Isto tudo porque aconteceu uma coisa mais absurda do que todos os absurdos: existe um sanatório espírita para loucos o que quer dizer, em outros termos, a loucura erigiu-se em restauradora da sanidade mental. E a maior loucura é que tamanha loucura está sendo recebida como se fosse uma coisa natural. Quem havia de dizer que o tempo ainda iria reabilitar a memória de Simão Bacamarte?

O fato é muito grave. O espiritismo tem sido entre nós um agente de desequilíbrios mentais de toda ordem, e grande parte dos loucos, que se abrigam em nossos hospitais, tiveram nas experiências mediúnicas a origem de sua infelicidade. A Sociedade de Medicina Cirúrgica do Rio de Janeiro, entidade de caráter estritamente científico, já chegou até a erigir um fundamentado memorial, pedindo, em nome da saúde mental dos brasileiros, a proibição das práticas espíritas em nosso país. Que destino teve este memorial? Não o sabemos. Contudo, o valor de seus argumentos continua de pé, pois nem sequer apareceu quem o quisesse refutar.

Sabemos que existe a distinção malandra entre alto e baixo espiritismo, tão mais fácil de ser objetada, quanto mais difícil é a determinação dos limites entre estas duas províncias do mediunismo. Aliás, tal distinção, que até hoje ninguém conseguiu precisar porque não passa de uma distinção cerebrina e velhaca, tem servido de capa aos abusos de toda espécie e aos privilégios mais injustificáveis.

De qualquer forma, entretanto uma coisa não pode ser posta em dúvida: o espiritismo, quer alto, quer baixo, é um assunto inteiramente controvertido em que nem os próprios espíritas se entendem.

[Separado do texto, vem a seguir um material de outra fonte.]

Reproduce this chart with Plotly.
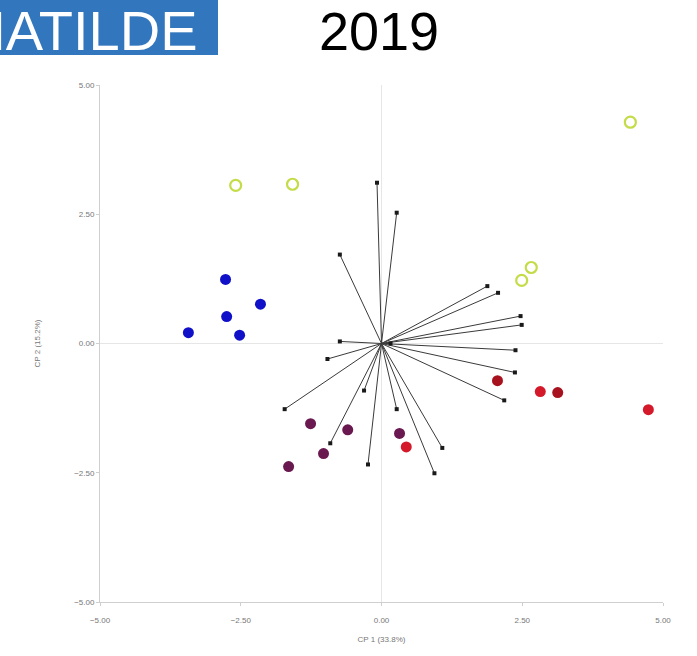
import plotly.graph_objects as go

# --- Data ---
yellow_x = [4.42, -2.59, -1.58, 2.66, 2.49]
yellow_y = [4.28, 3.06, 3.08, 1.47, 1.22]

blue_x = [-2.77, -2.15, -2.75, -3.43, -2.52]
blue_y = [1.24, 0.76, 0.52, 0.21, 0.16]

purple_x = [-1.26, -0.60, -1.03, -1.65, 0.32]
purple_y = [-1.55, -1.67, -2.13, -2.38, -1.74]

red_x = [0.44, 2.82, 4.74]
red_y = [-2.00, -0.93, -1.28]

darkred_x = [2.06, 3.13]
darkred_y = [-0.72, -0.95]

vec_x = [-0.08, 0.27, -0.74, -0.74, -0.96, -1.72, -0.31, -0.91, -0.24, 0.27,
         1.08, 0.94, 1.88, 2.07, 2.47, 2.49, 2.38, 2.37, 2.18, 0.16]
vec_y = [3.11, 2.53, 1.72, 0.04, -0.30, -1.27, -0.91, -1.93, -2.34, -1.27,
         -2.02, -2.51, 1.11, 0.98, 0.53, 0.36, -0.13, -0.56, -1.10, 0.00]

x_ticks = [-5, -2.5, 0, 2.5, 5]
y_ticks = [-5, -2.5, 0, 2.5, 5]

title_left = "MATILDE"
title_year = "2019"
x_title = "CP 1 (33.8%)"
y_title = "CP 2 (15.2%)"

# --- Figure ---
fig = go.Figure()

line_x, line_y = [], []
for vx, vy in zip(vec_x, vec_y):
    line_x += [0, vx, None]
    line_y += [0, vy, None]

fig.add_trace(go.Scatter(x=line_x, y=line_y, mode="lines",
                         line=dict(color="#3a3a3a", width=1), hoverinfo="skip"))
fig.add_trace(go.Scatter(x=vec_x, y=vec_y, mode="markers",
                         marker=dict(symbol="square", size=4, color="#1a1a1a")))

fig.add_trace(go.Scatter(x=yellow_x, y=yellow_y, mode="markers",
                         marker=dict(symbol="circle-open", size=11,
                                     color="#c4dc48", line=dict(width=2.2, color="#c4dc48"))))
fig.add_trace(go.Scatter(x=blue_x, y=blue_y, mode="markers",
                         marker=dict(size=11, color="#1010c8", line=dict(width=0))))
fig.add_trace(go.Scatter(x=purple_x, y=purple_y, mode="markers",
                         marker=dict(size=11, color="#6a1850", line=dict(width=0))))
fig.add_trace(go.Scatter(x=red_x, y=red_y, mode="markers",
                         marker=dict(size=11, color="#d41a2a", line=dict(width=0))))
fig.add_trace(go.Scatter(x=darkred_x, y=darkred_y, mode="markers",
                         marker=dict(size=11, color="#a8121e", line=dict(width=0))))

axis_common = dict(
    range=[-5, 5], tickformat=".2f", showgrid=False,
    zeroline=True, zerolinecolor="#e6e6e6", zerolinewidth=1,
    showline=True, linecolor="#cfcfcf", linewidth=1,
    ticks="outside", ticklen=3, tickcolor="#cfcfcf",
    tickfont=dict(family="Liberation Sans, Arial", size=8, color="#777777"),
    title_font=dict(family="Liberation Sans, Arial", size=8, color="#777777"),
)

fig.update_layout(
    width=697, height=656,
    paper_bgcolor="white", plot_bgcolor="white",
    showlegend=False,
    margin=dict(l=100, r=34, t=85, b=54),
    xaxis=dict(tickvals=x_ticks, ticklabelstandoff=7,
               title=dict(text=x_title, standoff=12), **axis_common),
    yaxis=dict(tickvals=y_ticks, title=dict(text=y_title, standoff=32), **axis_common),
)

# Title box and texts
fig.add_shape(type="rect", xref="paper", yref="paper",
              x0=-0.2, x1=(218 - 100) / 563, y0=(602 - 55) / 517, y1=1.2,
              fillcolor="#3277be", line=dict(width=0), layer="above")
fig.add_annotation(xref="paper", yref="paper", x=(200 - 100) / 563, y=(602 - 31) / 517,
                   xanchor="right", yanchor="middle", showarrow=False,
                   text=title_left, font=dict(family="Liberation Sans, Arial", size=56, color="white"))
fig.add_annotation(xref="paper", yref="paper", x=(379 - 100) / 563, y=(602 - 31) / 517,
                   xanchor="center", yanchor="middle", showarrow=False,
                   text=title_year, font=dict(family="Liberation Sans, Arial", size=54, color="black"))

fig.write_html("out.html", config={"displayModeBar": False},
               post_script="document.body.style.margin='0';")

Ora, o tratamento das moléstias mentais é algo de muito delicado, que exige um longo e cuidadoso preparo técnico, ao par de uma grande idoneidade profissional. Aliás, estas condições são exigidas de todos aqueles que se dedicam, por qualquer forma, ao tratamento da saúde humana, e não há nada mais razoável e justo do que a estreita e severa vigilância que os poderes públicos exercem neste sentido capitulando toda uma série de requisitos a serem preenchidos. Será que um sanatório espírita para loucos, que emprega no tratamento uma doutrina flutuante, que se presta a toda sorte de temeridades e alucinações, poderá ser útil à saúde pública? Não será antes um perigo?